About a month later I went to California where my Armenian family served me homemade Armenian food. I had a bit of chicken (at this point I had not made it official to anyone that I was 'vegetarian.') I felt sick for about twelve hours after I ate that meal. Upon my arrival home I knew that meat would be out of my life. I was ready. Upon my return I officially called myself Pescetarian (no land animals; but occasionally will eat seafood. Often an in-between stage for meat eaters to vegetarians.)
Before I stopped eating meat I was easily irritated by vegetarians or vegans who preached about the negatives of eating meat. I respected them for being vegetarian but at the same time I wanted respect for my choice as well. I promised myself I'd never be that kind of vegetarian.
People often ask me why I do not eat meat anymore... a few reasons. Meat has been proven to be extremely hard on human's digestive systems; our bodies simply are not made to naturally consume most meats. Hence, this feels like a healthy choice for me. I also have zero desire to eat an animal who was killed while feeling terror, confusion and panic.

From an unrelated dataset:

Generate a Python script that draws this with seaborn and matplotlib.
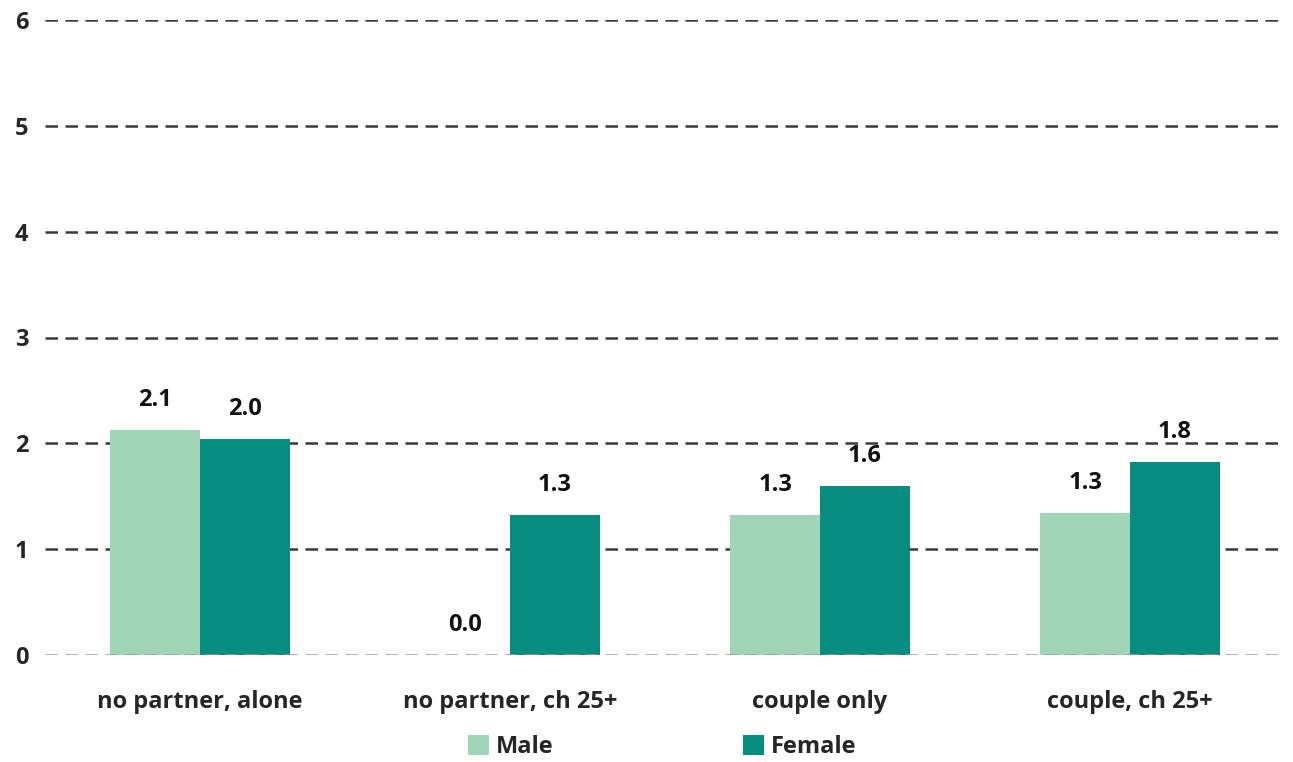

"BUT MELISSA! If the animals are dead ANYWAY then it doesn't matter if you eat them or not! They're already dead! Someone else will!"
- 98% of meat-eaters.
Response: I chose to give up meat for me. Not for anyone else. Not to impress anyone or to become an activist. I started this because it felt right for me. I do not want to eat those animals. Whether "they're dead or not and someone else will eat them" did not affect my decision. I simply wanted a guilt-free eating experience.
Truth is, giving up meat was one of the easiest things I've ever done. I never thought I'd say that. Ever. But it was. Once I reached a point where I knew that it was time, I just stopped.
Jump to today. A friend of mine posted a disturbing video of animal cruelty titled From Farm to Fridge.
I haven't watched a video like this since nine months ago. I clicked play and within twenty seconds was crying. I simply cannot believe the kind of torture these animals go through to feed us.
I realize I'm about to go against what I'd said before (about how I would never be a preacher) but I'm asking that you hear this from me as merely someone who does not want to see animals being hurt instead of "that preachy, activist vegetarian biatch."
I honestly, have never, ever felt so helpless in my entire life. I'm sitting here at my kitchen table watching these defenceless animals going through actual hell and what can I do?
What can I do?
I'm filled with so much passion right now and I've never wanted to be a part of a change so eagerly in my whole life thus far. This does not have to be this way. There should be a way that people can eat guilt-free meat. A place where animals have a nice life and are killed with respect and the right treatment.
I personally, do not plan on eating meat, but I know there are billions of people who do and will continue to - and that is fine. That is their choice and I can respect that that is their choice. However, there must be some way to bring justice to the way in which these animals are treated.
After watching this video, writing this blog is literally the first thing I did. Still sitting here at the kitchen table with tears rolling down my face, hands cold and shaky. I don't know which organization to turn to, I'll have to do some research but I want to change this.
This is so wrong. I want to do something and be a part of an organization that I feel truly matters. Perhaps watching this video today has reiterated everything I needed to remember. I feel this overwhelming pull to act for these animals. This sense of helplessness felt terrifying. I cannot stand by and continue to do nothing. I'm going to try and make a difference. If even one little life is kept safe from torture I will be happy.
I can hear people's reactions to this post already. I can hear the negativity and the doubt and the tuning out, "there that girl goes... on a rant..." I don't care. Again, I'm doing this because it feels it's right. For me. Right now.
I'm going to do something.
I'm done with being helpless to the helpless.